SET EXERCISE
Reproduce the lines of the material exactly, excluding every image.

....

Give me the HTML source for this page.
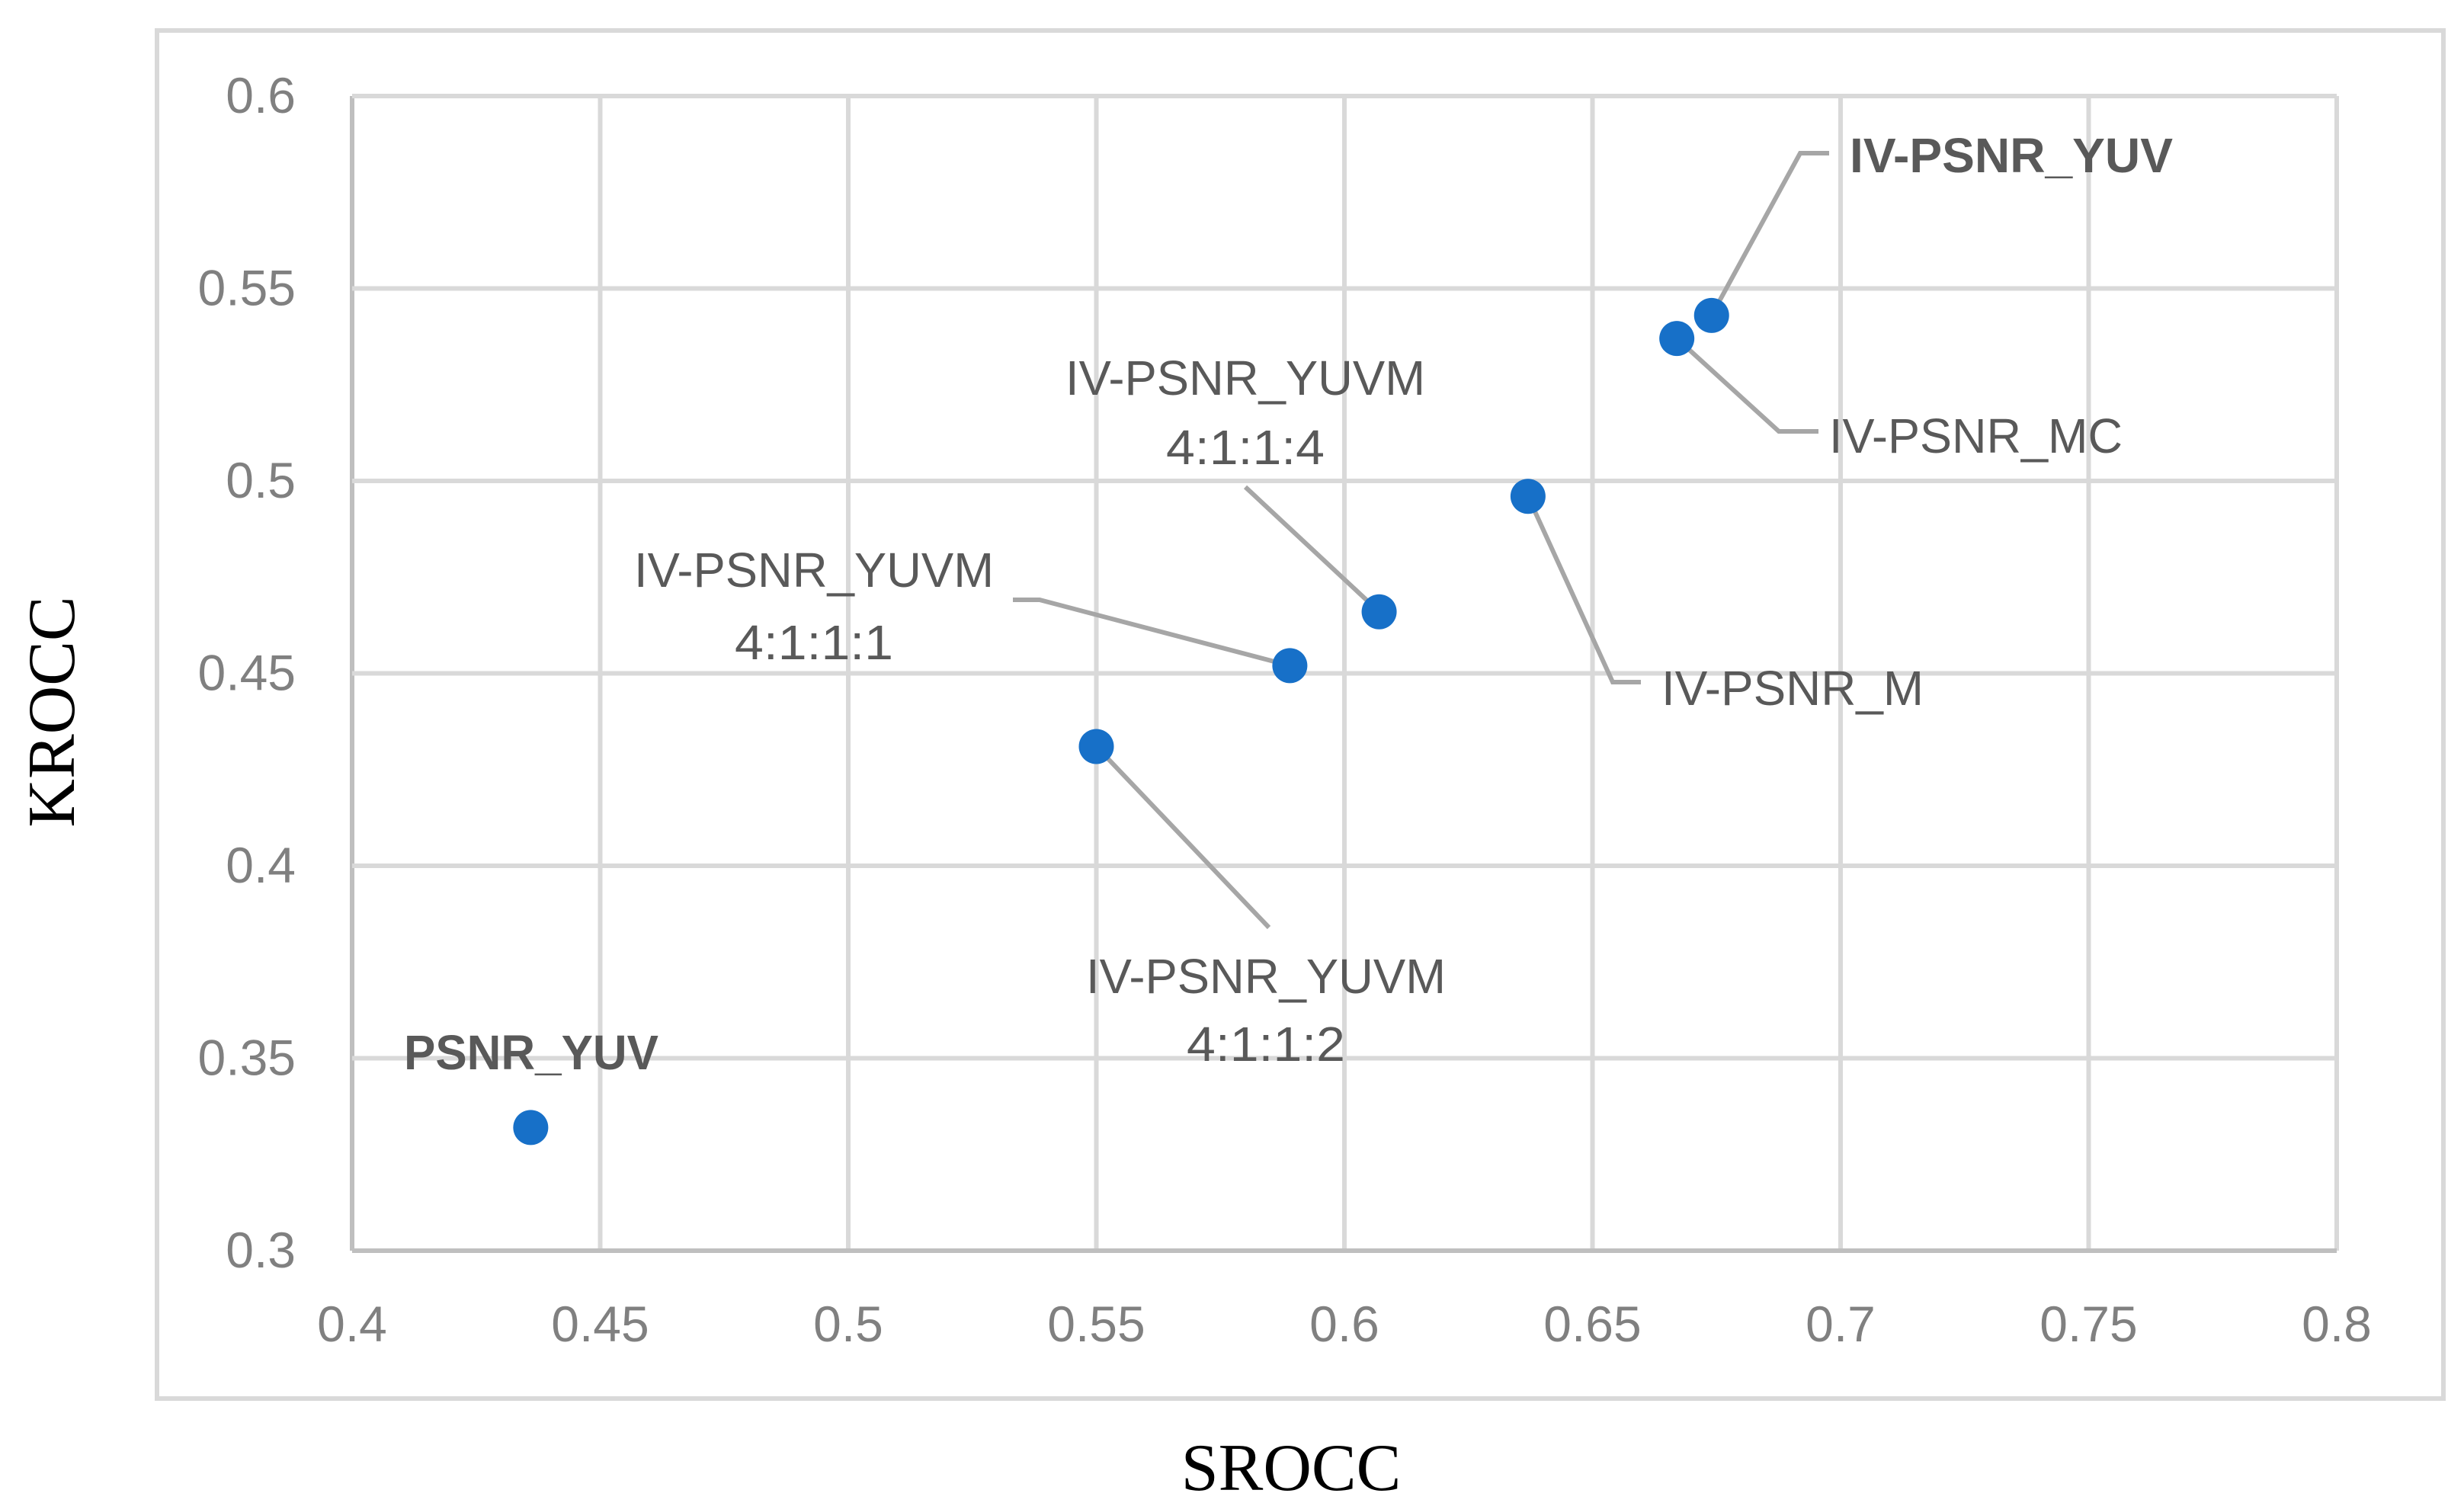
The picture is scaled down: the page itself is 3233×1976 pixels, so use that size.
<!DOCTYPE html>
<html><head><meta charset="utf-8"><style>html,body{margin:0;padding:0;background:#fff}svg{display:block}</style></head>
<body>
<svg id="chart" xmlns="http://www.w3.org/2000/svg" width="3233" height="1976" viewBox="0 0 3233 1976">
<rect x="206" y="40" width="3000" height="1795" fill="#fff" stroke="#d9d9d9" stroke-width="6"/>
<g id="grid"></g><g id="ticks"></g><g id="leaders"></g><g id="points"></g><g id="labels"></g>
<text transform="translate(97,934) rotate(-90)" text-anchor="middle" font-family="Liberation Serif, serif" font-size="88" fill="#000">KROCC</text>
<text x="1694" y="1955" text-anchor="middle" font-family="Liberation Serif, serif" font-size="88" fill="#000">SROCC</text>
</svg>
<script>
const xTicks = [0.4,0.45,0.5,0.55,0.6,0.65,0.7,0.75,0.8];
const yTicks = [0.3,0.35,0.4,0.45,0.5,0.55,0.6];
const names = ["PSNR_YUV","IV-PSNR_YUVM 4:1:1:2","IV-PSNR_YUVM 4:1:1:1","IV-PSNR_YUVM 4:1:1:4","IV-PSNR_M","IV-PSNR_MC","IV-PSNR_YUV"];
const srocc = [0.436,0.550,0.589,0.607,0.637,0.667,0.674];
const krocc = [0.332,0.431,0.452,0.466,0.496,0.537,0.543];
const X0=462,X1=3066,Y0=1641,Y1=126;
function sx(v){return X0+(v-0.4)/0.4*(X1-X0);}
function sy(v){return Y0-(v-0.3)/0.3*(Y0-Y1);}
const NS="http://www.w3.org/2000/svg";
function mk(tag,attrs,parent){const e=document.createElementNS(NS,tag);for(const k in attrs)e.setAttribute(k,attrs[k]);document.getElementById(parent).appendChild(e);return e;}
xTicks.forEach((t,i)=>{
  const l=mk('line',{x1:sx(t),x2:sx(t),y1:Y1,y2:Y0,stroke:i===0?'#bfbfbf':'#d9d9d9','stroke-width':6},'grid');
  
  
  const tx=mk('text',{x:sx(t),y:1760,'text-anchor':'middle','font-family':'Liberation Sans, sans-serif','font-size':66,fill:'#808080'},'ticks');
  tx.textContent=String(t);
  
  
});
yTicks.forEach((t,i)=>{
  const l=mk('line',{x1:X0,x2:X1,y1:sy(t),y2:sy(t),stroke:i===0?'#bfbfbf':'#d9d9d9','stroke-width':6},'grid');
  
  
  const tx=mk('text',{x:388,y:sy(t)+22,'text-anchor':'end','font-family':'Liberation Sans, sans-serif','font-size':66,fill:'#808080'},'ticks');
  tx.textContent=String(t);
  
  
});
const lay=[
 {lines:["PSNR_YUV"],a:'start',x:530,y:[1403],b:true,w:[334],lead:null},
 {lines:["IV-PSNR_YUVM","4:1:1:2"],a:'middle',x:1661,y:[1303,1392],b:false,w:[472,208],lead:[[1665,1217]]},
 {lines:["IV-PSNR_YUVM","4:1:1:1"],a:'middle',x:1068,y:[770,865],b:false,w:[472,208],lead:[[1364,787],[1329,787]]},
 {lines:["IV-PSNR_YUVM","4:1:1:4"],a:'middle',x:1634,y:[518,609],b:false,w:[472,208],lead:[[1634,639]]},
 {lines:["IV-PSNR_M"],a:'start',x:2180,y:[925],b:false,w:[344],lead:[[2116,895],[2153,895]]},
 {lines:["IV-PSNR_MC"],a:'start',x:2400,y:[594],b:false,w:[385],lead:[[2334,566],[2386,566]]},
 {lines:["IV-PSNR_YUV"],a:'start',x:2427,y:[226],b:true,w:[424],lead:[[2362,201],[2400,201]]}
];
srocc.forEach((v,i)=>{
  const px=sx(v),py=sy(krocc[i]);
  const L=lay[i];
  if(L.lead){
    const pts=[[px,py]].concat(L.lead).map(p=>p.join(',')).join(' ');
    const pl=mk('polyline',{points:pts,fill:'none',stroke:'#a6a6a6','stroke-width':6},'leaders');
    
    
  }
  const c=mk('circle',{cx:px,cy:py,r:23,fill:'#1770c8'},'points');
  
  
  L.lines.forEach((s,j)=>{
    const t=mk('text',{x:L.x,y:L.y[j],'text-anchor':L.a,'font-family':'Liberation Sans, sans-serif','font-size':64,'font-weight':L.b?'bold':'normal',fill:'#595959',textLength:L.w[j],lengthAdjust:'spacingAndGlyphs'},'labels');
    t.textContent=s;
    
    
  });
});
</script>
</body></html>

....

SOLVED PROBLEM
Give me the HTML source for this page.
The picture is scaled down: the page itself is 3233×1976 pixels, so use that size.
<!DOCTYPE html>
<html><head><meta charset="utf-8"><style>html,body{margin:0;padding:0;background:#fff}svg{display:block}</style></head>
<body>
<svg id="chart" xmlns="http://www.w3.org/2000/svg" width="3233" height="1976" viewBox="0 0 3233 1976">
<rect x="206" y="40" width="3000" height="1795" fill="#fff" stroke="#d9d9d9" stroke-width="6"/>
<g id="grid"></g><g id="ticks"></g><g id="leaders"></g><g id="points"></g><g id="labels"></g>
<text transform="translate(97,934) rotate(-90)" text-anchor="middle" font-family="Liberation Serif, serif" font-size="88" fill="#000">KROCC</text>
<text x="1694" y="1955" text-anchor="middle" font-family="Liberation Serif, serif" font-size="88" fill="#000">SROCC</text>
</svg>
<script>
const xTicks = [0.4,0.45,0.5,0.55,0.6,0.65,0.7,0.75,0.8];
const yTicks = [0.3,0.35,0.4,0.45,0.5,0.55,0.6];
const names = ["PSNR_YUV","IV-PSNR_YUVM 4:1:1:2","IV-PSNR_YUVM 4:1:1:1","IV-PSNR_YUVM 4:1:1:4","IV-PSNR_M","IV-PSNR_MC","IV-PSNR_YUV"];
const srocc = [0.436,0.550,0.589,0.607,0.637,0.667,0.674];
const krocc = [0.332,0.431,0.452,0.466,0.496,0.537,0.543];
const X0=462,X1=3066,Y0=1641,Y1=126;
function sx(v){return X0+(v-0.4)/0.4*(X1-X0);}
function sy(v){return Y0-(v-0.3)/0.3*(Y0-Y1);}
const NS="http://www.w3.org/2000/svg";
function mk(tag,attrs,parent){const e=document.createElementNS(NS,tag);for(const k in attrs)e.setAttribute(k,attrs[k]);document.getElementById(parent).appendChild(e);return e;}
xTicks.forEach((t,i)=>{
  const l=mk('line',{x1:sx(t),x2:sx(t),y1:Y1,y2:Y0,stroke:i===0?'#bfbfbf':'#d9d9d9','stroke-width':6},'grid');
  
  
  const tx=mk('text',{x:sx(t),y:1760,'text-anchor':'middle','font-family':'Liberation Sans, sans-serif','font-size':66,fill:'#808080'},'ticks');
  tx.textContent=String(t);
  
  
});
yTicks.forEach((t,i)=>{
  const l=mk('line',{x1:X0,x2:X1,y1:sy(t),y2:sy(t),stroke:i===0?'#bfbfbf':'#d9d9d9','stroke-width':6},'grid');
  
  
  const tx=mk('text',{x:388,y:sy(t)+22,'text-anchor':'end','font-family':'Liberation Sans, sans-serif','font-size':66,fill:'#808080'},'ticks');
  tx.textContent=String(t);
  
  
});
const lay=[
 {lines:["PSNR_YUV"],a:'start',x:530,y:[1403],b:true,w:[334],lead:null},
 {lines:["IV-PSNR_YUVM","4:1:1:2"],a:'middle',x:1661,y:[1303,1392],b:false,w:[472,208],lead:[[1665,1217]]},
 {lines:["IV-PSNR_YUVM","4:1:1:1"],a:'middle',x:1068,y:[770,865],b:false,w:[472,208],lead:[[1364,787],[1329,787]]},
 {lines:["IV-PSNR_YUVM","4:1:1:4"],a:'middle',x:1634,y:[518,609],b:false,w:[472,208],lead:[[1634,639]]},
 {lines:["IV-PSNR_M"],a:'start',x:2180,y:[925],b:false,w:[344],lead:[[2116,895],[2153,895]]},
 {lines:["IV-PSNR_MC"],a:'start',x:2400,y:[594],b:false,w:[385],lead:[[2334,566],[2386,566]]},
 {lines:["IV-PSNR_YUV"],a:'start',x:2427,y:[226],b:true,w:[424],lead:[[2362,201],[2400,201]]}
];
srocc.forEach((v,i)=>{
  const px=sx(v),py=sy(krocc[i]);
  const L=lay[i];
  if(L.lead){
    const pts=[[px,py]].concat(L.lead).map(p=>p.join(',')).join(' ');
    const pl=mk('polyline',{points:pts,fill:'none',stroke:'#a6a6a6','stroke-width':6},'leaders');
    
    
  }
  const c=mk('circle',{cx:px,cy:py,r:23,fill:'#1770c8'},'points');
  
  
  L.lines.forEach((s,j)=>{
    const t=mk('text',{x:L.x,y:L.y[j],'text-anchor':L.a,'font-family':'Liberation Sans, sans-serif','font-size':64,'font-weight':L.b?'bold':'normal',fill:'#595959',textLength:L.w[j],lengthAdjust:'spacingAndGlyphs'},'labels');
    t.textContent=s;
    
    
  });
});
</script>
</body></html>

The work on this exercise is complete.